** start of THE RECORDS **
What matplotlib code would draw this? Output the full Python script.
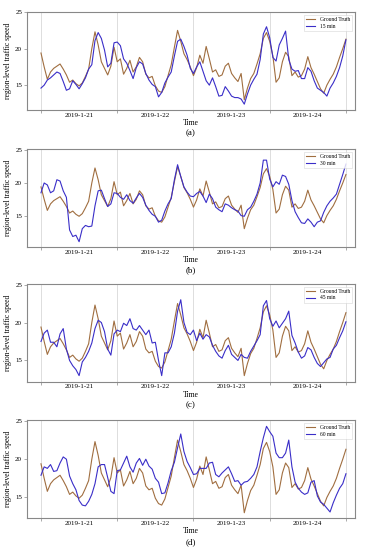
** end of THE RECORDS **
** start of THE RECORDS **
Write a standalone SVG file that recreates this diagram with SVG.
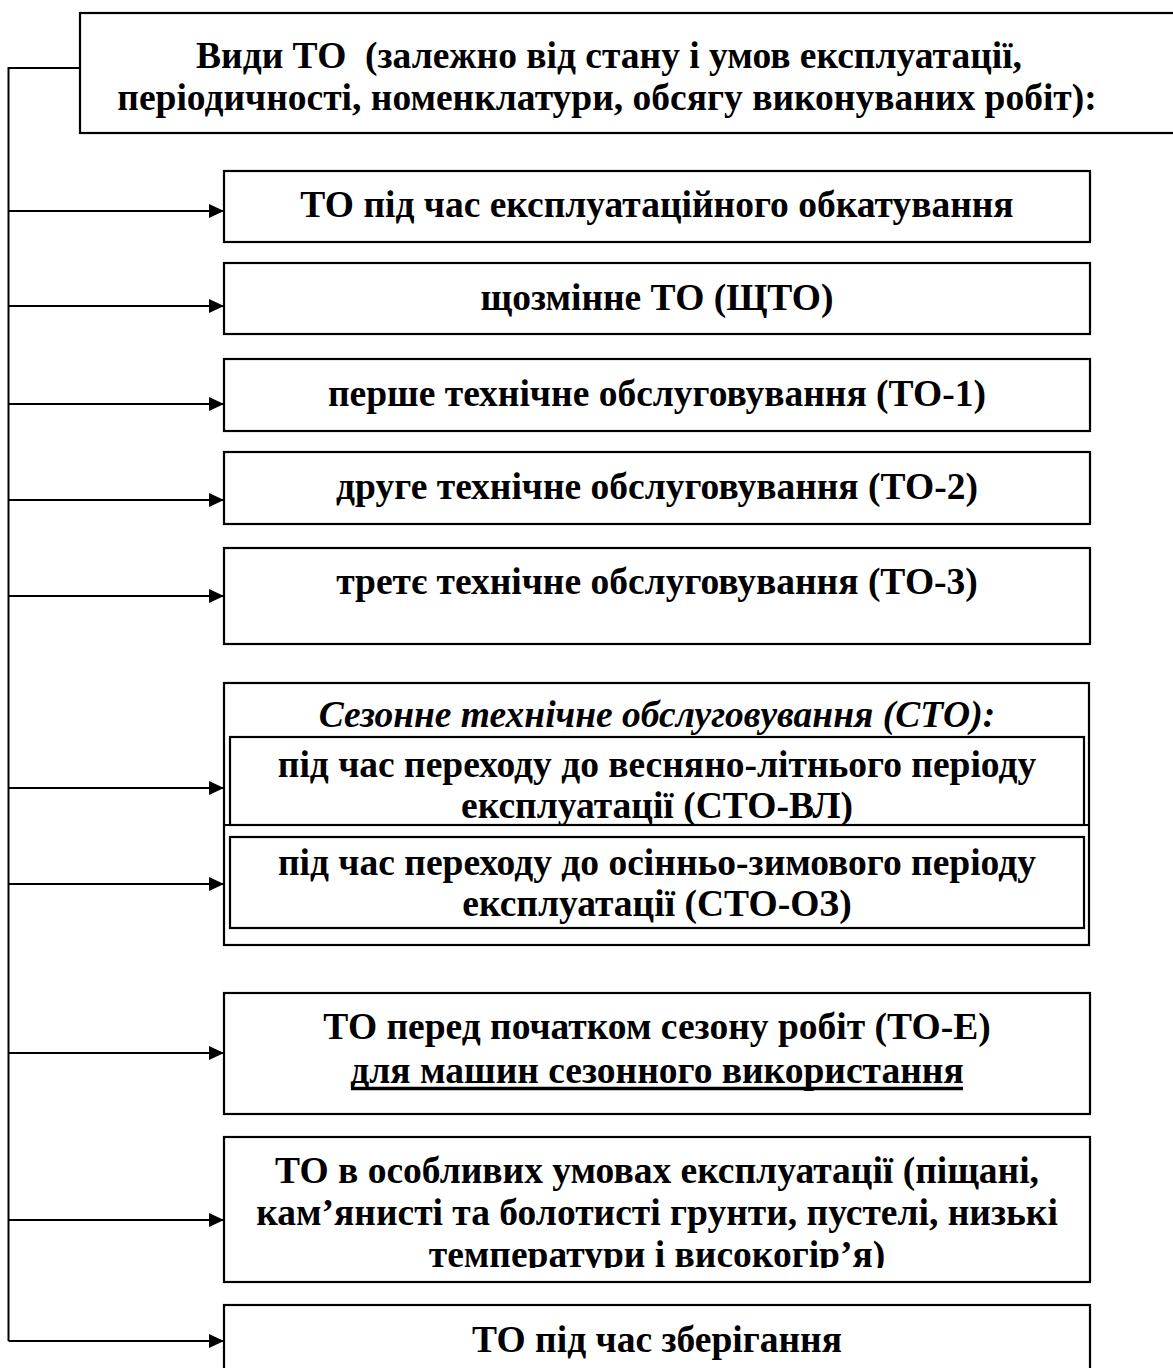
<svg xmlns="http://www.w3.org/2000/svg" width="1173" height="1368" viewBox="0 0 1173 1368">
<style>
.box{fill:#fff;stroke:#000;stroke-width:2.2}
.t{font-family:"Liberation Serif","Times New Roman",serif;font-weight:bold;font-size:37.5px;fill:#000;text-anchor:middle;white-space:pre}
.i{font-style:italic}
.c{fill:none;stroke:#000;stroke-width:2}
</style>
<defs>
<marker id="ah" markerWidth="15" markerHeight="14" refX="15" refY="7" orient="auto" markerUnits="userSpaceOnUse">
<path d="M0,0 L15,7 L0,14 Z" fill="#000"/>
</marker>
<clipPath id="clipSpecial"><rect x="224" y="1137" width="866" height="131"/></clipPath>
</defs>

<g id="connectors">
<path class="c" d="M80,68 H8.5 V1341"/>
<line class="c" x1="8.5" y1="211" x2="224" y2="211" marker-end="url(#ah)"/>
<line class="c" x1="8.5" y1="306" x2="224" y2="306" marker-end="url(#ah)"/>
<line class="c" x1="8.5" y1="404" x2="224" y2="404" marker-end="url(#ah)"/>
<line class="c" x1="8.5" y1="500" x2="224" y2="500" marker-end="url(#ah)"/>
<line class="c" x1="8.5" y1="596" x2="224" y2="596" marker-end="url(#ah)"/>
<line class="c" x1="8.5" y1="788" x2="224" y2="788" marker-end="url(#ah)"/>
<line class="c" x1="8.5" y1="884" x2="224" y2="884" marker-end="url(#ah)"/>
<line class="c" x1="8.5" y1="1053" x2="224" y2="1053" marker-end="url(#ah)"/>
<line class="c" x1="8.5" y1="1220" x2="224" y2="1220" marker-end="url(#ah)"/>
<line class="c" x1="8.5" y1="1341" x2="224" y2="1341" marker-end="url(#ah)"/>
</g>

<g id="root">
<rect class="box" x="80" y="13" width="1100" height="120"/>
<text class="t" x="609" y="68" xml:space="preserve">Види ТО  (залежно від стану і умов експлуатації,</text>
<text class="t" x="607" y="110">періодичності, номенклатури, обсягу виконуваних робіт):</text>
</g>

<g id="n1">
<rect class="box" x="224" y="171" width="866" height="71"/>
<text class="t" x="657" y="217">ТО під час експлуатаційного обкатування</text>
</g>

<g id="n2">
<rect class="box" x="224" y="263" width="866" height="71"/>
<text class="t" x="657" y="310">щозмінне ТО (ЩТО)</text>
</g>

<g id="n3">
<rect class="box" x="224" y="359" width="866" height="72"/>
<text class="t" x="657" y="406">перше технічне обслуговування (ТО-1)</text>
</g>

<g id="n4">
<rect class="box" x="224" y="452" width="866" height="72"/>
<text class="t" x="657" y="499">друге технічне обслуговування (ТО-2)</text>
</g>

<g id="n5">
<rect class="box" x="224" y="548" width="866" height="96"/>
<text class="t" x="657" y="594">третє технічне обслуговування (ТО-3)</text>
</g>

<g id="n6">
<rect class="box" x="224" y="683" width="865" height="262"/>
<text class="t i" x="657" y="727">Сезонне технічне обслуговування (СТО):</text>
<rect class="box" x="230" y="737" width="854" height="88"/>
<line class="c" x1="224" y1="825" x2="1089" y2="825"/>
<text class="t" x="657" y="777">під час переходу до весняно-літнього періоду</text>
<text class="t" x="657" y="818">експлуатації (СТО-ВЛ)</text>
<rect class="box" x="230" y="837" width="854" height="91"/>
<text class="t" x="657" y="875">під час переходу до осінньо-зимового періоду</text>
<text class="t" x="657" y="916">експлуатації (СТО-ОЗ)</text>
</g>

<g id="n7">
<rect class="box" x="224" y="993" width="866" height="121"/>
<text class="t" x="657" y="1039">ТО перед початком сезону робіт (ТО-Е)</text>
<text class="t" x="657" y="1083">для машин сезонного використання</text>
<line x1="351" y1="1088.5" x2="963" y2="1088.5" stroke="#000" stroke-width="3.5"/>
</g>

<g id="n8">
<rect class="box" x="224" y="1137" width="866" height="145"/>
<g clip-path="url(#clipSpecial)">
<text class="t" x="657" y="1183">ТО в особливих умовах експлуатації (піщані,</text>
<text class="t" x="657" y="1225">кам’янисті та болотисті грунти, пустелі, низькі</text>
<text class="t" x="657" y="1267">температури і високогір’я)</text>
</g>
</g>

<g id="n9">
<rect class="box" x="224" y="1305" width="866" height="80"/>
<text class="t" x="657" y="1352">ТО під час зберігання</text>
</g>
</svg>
** end of THE RECORDS **
*INSTRUCTION*. Return each line that includes "this".

*SOLVED EXERCISE*.
What matplotlib code would draw this? Output the full Python script.
Write a standalone SVG file that recreates this diagram with SVG.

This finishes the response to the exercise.